Whenever my mother was confronted with the reality of my childhood, with my vulnerability or any sign of damage stemming from my childhood, she lashed out, and further perpetuated the cycle.
Whenever I sensed that my mother was rejecting my personal experience and my understanding of myself, I shut down and became small. And whenever I shut down and became small, my mom would lash out, making me feel so much smaller, until I would seek solace in unproductive addictions, like bulimia, alcohol, sex, or drugs.
This was how I was taught to be in relationship.
This was what love looked like to me.
Blaming my mother for this would be like blaming the sky for being blue.
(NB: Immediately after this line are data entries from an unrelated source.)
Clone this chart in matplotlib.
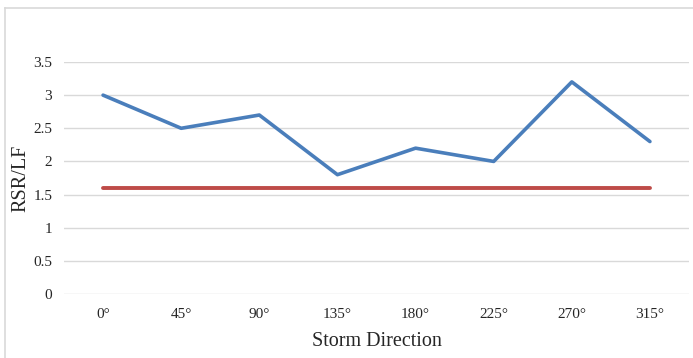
import matplotlib.pyplot as plt
from matplotlib.lines import Line2D

# Data
directions = ['0°', '45°', '90°', '135°', '180°', '225°', '270°', '315°']
rsr_lf = [3.0, 2.5, 2.7, 1.8, 2.2, 2.0, 3.2, 2.3]
limit = [1.6] * len(directions)

plt.rcParams['font.family'] = ['Liberation Serif', 'DejaVu Serif']

fig = plt.figure(figsize=(6.93, 3.58), dpi=100)
ax = fig.add_axes([64 / 693, 1 - 294 / 358, 625 / 693, 232 / 358])

# chart border (top and left edges only visible)
top = 1 - 8 / 358
left = 5 / 693
fig.lines.append(Line2D([left, 1], [top, top], transform=fig.transFigure,
                        color='#d9d9d9', linewidth=1.2))
fig.lines.append(Line2D([left, left], [0, top], transform=fig.transFigure,
                        color='#d9d9d9', linewidth=1.2))

x = range(len(directions))
ax.plot(x, rsr_lf, color='#4A7EBB', linewidth=2.6, solid_capstyle='round')
ax.plot(x, limit, color='#BE4B48', linewidth=2.8, solid_capstyle='round')

ax.set_xlim(-0.5, len(directions) - 0.5)
ax.set_ylim(0, 3.5)
ax.set_yticks([0, 0.5, 1, 1.5, 2, 2.5, 3, 3.5])
ax.set_yticklabels(['0', '0.5', '1', '1.5', '2', '2.5', '3', '3.5'])
ax.set_xticks(list(x))
ax.set_xticklabels(directions)
ax.tick_params(length=0, labelsize=11, colors='#262626')
ax.tick_params(axis='y', pad=8.5)
ax.tick_params(axis='x', pad=10)

ax.grid(axis='y', color='#d9d9d9', linewidth=1)
ax.set_axisbelow(True)
for s in ax.spines.values():
    s.set_visible(False)

ax.set_xlabel('Storm Direction', fontsize=14.5, labelpad=8, color='#262626')
ax.set_ylabel('RSR/LF', fontsize=14.5, color='#262626')
ax.yaxis.set_label_coords(-0.054, 0.5)

fig.savefig('out.png', dpi=100)
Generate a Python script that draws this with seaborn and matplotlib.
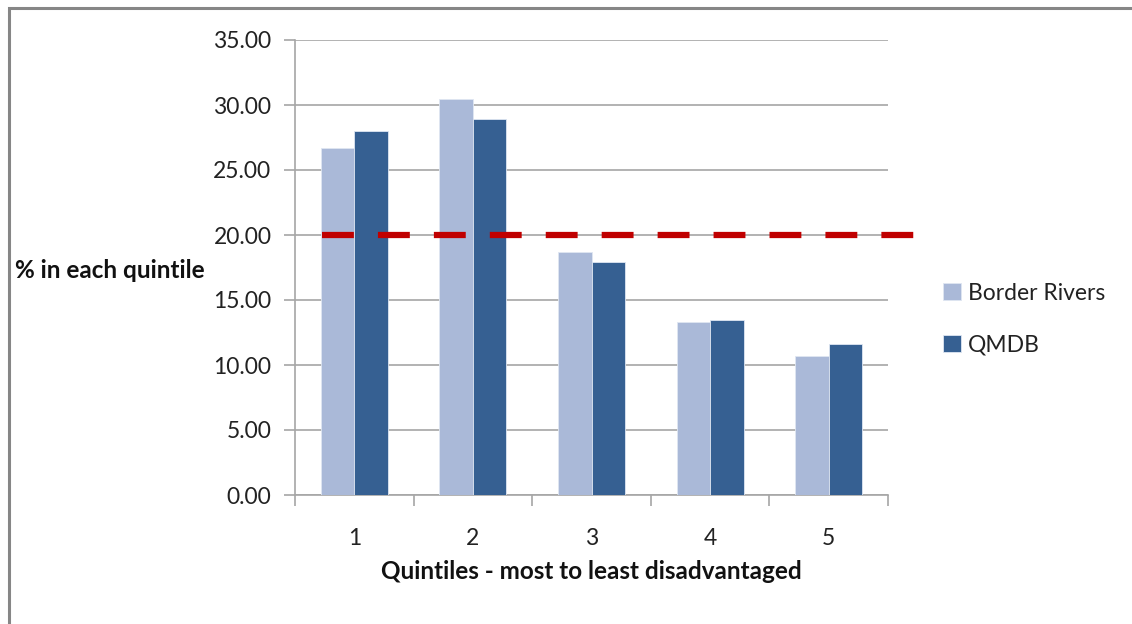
import matplotlib
matplotlib.use("Agg")
import matplotlib.pyplot as plt
from matplotlib.patches import Rectangle
from matplotlib.ticker import MultipleLocator, FixedLocator
import seaborn as sns
import pandas as pd

quintiles = ["1", "2", "3", "4", "5"]
border_rivers = [26.7, 30.45, 18.7, 13.3, 10.7]
qmdb = [28.0, 28.9, 17.9, 13.5, 11.6]
series_names = ["Border Rivers", "QMDB"]
reference_share = 20.0

df = pd.DataFrame({
    "quintile": quintiles * 2,
    "value": border_rivers + qmdb,
    "series": [series_names[0]] * 5 + [series_names[1]] * 5,
})

sns.set_theme(style="white")
plt.rcParams["font.family"] = ["Lato", "DejaVu Sans"]

fig = plt.figure(figsize=(11.32, 6.24), dpi=100)
ax = fig.add_axes([295 / 1132, 1 - 495 / 624, (888 - 295) / 1132, (495 - 40) / 624])

palette = {"Border Rivers": "#AAB9D8", "QMDB": "#366092"}
sns.barplot(data=df, x="quintile", y="value", hue="series", palette=palette,
            width=0.565, gap=0, ax=ax, edgecolor="#dfe6f2", linewidth=0.6,
            errorbar=None, saturation=1, zorder=3)

ax.set_ylim(0, 35)
ax.set_xlim(-0.5, 4.5)
ax.yaxis.set_major_locator(MultipleLocator(5))
ax.set_yticklabels([f"{v:.2f}" for v in ax.get_yticks()])
ax.yaxis.grid(True, color="#a6a6a6", linewidth=1.2, zorder=0)
ax.set_axisbelow(True)

# dashed reference line at 20%
ax.plot([-0.27, 4.73], [reference_share, reference_share], color="#C00000",
        linewidth=4.5, linestyle=(0, (5.1, 3.85)), clip_on=False, zorder=4,
        solid_capstyle="butt", dash_capstyle="butt")

for side in ["top", "right"]:
    ax.spines[side].set_visible(False)
for side in ["left", "bottom"]:
    ax.spines[side].set_color("#a6a6a6")
    ax.spines[side].set_linewidth(1.2)

ax.tick_params(axis="y", which="major", left=True, length=8, color="#a6a6a6",
               width=1.2, labelsize=16.5, labelcolor="#222222", pad=9)
ax.tick_params(axis="x", which="major", length=0, labelsize=16.5,
               labelcolor="#222222", pad=24)
ax.xaxis.set_minor_locator(FixedLocator([-0.5, 0.5, 1.5, 2.5, 3.5, 4.5]))
ax.tick_params(axis="x", which="minor", bottom=True, length=8,
               color="#a6a6a6", width=1.2)

ax.set_xlabel("Quintiles - most to least disadvantaged", fontsize=17.5,
              fontweight="bold", color="#111111", labelpad=8)
ax.set_ylabel("")
fig.text(15 / 1132, 1 - 270 / 624, "% in each quintile", fontsize=17.5,
         fontweight="bold", color="#111111", va="center", ha="left")

leg = ax.legend(loc="center left", bbox_to_anchor=(922 / 1132, 1 - 319 / 624),
                bbox_transform=fig.transFigure, frameon=False, fontsize=16.5,
                handlelength=0.8, handleheight=0.8, handletextpad=0.3,
                labelspacing=1.35, labelcolor="#222222")

# outer chart frame
fig.add_artist(Rectangle((8.5 / 1132, -0.1), 1.2, 1 - 7.5 / 624 + 0.1,
                         transform=fig.transFigure, fill=False,
                         edgecolor="#868686", linewidth=2.2))

fig.savefig("out.png", dpi=100, facecolor="white")
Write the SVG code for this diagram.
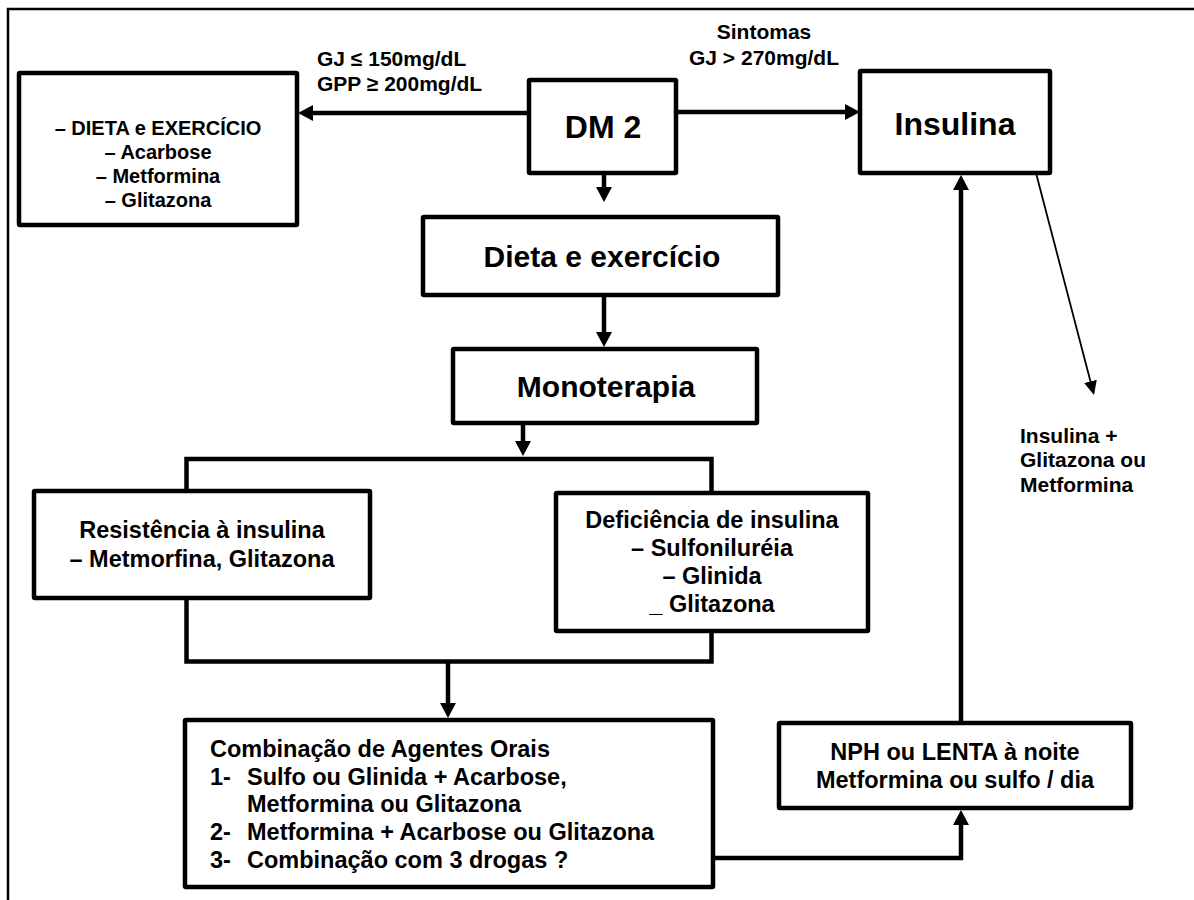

I know this, because I know my mother’s childhood, and the childhoods of my grandparents, and their parent’s childhoods. Full of struggle, abuse, instability and pain.
I could counter this by saying to myself: but my mother’s siblings didn’t abuse their children like she abused me.
My mother was not her siblings. She was, like I am, a deeply sensitive person who, because of her sensitivity, was often the scapegoat. She was the youngest girl, who watched her older sister’s ostracizing at the age of 16 for getting pregnant. She was an idealist. She was smart as a tack, but a high-school dropout. She had everything to prove. She had me too young, and I held her back in many ways. That in itself created a deep conflict within her.
My therapist has confirmed for me that my mom didn’t appear to have a maternal instinct. That her abuse was real. That is shaped me and fragmented me profoundly. That some of the abuse appeared careless, and some intentionally harmful.
Knowing that my mother consciously wanted to hurt me, I can still forgive her.
I know that her urge to hurt me was also an urge to hurt herself, and that in hurting me she also hurt herself.
I know the pain she carried inside, because I carry it too.
I can forgive her.
I can be consumed by rage and sadness.
I can forgive her.
I can be consumed by guilt and shame.
I can forgive her.
I can forgive myself.
I can forgive and let go, again and again.
In forgiving and letting go I find freedom.
Freedom to see myself and others clearly.
If I choose not to forgive, I will always pay a price for it. When we are uncaring, when we lack compassion, when we are unforgiving, we don’t just suffer alone for that choice. Our family suffers, our community suffers, and ultimately our entire world suffers. We are made to exist in a delicate network of interdependence. We are sisters and brothers, whether we like it or not. To treat anyone as if they were less than human, less than a brother or a sister, no matter what they have done, is to contravene the very laws of our humanity. And those who shred the web of interconnectedness cannot escape the consequences of their actions . . .
-Desmond Tutu
This is so beautiful. Thank you for writing it.